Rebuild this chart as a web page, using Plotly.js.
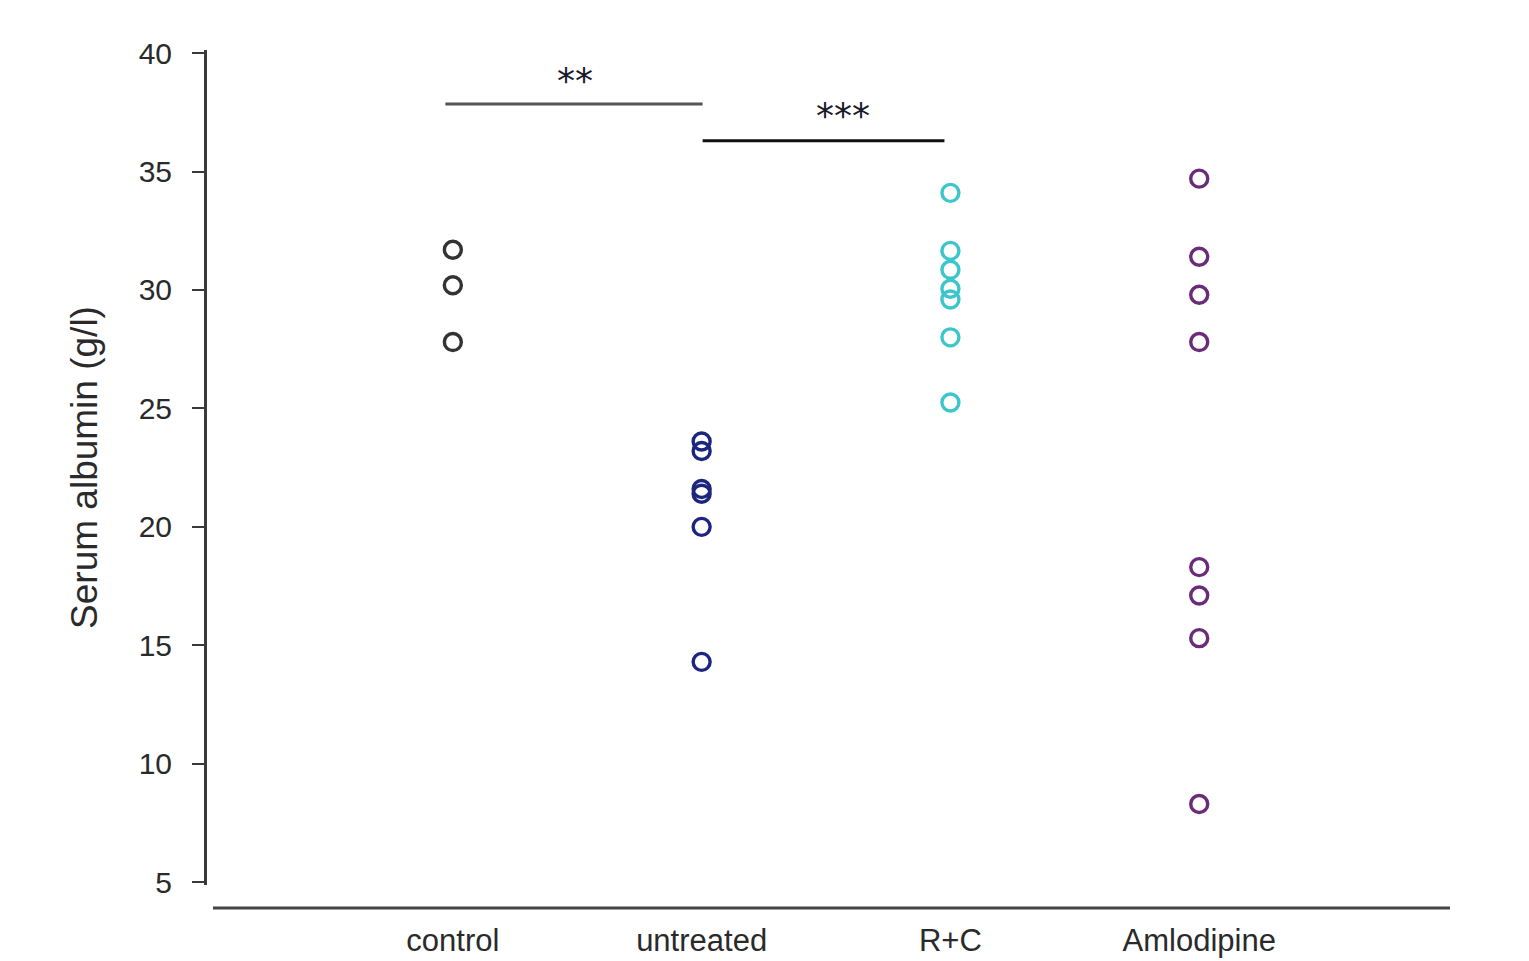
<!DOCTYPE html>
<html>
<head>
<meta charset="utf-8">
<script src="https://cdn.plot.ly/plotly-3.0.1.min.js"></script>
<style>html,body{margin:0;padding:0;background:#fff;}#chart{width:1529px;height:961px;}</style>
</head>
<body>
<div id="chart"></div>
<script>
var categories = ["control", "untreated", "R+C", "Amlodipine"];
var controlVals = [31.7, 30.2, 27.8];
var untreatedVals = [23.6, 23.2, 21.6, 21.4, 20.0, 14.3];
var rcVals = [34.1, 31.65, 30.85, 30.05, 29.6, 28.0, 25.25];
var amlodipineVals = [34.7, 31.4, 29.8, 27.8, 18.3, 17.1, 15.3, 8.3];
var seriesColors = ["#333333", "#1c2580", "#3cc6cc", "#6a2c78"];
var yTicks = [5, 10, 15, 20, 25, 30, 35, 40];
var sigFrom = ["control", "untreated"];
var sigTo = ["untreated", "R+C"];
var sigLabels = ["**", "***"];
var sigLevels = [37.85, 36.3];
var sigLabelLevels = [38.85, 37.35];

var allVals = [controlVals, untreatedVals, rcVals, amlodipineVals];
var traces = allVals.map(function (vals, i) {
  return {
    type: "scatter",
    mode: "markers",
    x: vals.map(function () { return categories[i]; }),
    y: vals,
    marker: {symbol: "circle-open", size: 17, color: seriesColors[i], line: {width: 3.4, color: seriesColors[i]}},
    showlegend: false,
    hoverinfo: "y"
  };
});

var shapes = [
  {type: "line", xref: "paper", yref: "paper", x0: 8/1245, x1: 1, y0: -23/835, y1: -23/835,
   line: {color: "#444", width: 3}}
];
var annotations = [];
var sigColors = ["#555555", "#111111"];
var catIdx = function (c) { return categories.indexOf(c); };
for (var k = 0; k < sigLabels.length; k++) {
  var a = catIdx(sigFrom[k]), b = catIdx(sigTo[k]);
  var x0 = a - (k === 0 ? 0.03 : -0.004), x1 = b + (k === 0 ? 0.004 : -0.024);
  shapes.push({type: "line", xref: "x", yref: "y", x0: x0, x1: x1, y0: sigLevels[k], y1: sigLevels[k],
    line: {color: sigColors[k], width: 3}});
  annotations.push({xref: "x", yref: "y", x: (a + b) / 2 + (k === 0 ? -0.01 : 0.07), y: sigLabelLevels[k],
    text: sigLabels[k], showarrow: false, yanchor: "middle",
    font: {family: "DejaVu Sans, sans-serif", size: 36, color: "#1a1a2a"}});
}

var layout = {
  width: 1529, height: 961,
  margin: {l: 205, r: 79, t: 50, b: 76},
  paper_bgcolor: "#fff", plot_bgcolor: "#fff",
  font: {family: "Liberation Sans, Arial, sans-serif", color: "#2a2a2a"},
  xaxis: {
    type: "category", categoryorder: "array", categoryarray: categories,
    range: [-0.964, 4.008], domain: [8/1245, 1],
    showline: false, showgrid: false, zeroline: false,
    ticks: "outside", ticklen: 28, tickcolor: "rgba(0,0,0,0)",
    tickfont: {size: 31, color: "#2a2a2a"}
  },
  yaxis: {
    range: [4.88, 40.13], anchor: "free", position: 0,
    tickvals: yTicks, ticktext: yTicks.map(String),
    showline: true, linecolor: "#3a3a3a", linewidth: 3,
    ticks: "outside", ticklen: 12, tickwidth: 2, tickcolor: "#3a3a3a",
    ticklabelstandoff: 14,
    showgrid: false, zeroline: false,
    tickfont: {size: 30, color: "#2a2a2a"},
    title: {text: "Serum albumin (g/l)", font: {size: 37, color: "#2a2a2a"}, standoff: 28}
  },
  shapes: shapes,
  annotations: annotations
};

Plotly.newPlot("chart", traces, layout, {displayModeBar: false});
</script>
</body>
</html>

□ □ □ □ □ □ □

**EXERCISE**
Read the data above. Pull out each line in which the string "chart" appears.

**TASK ANSWER**
Rebuild this chart as a web page, using Plotly.js.
<style>html,body{margin:0;padding:0;background:#fff;}#chart{width:1529px;height:961px;}</style>
<div id="chart"></div>
Plotly.newPlot("chart", traces, layout, {displayModeBar: false});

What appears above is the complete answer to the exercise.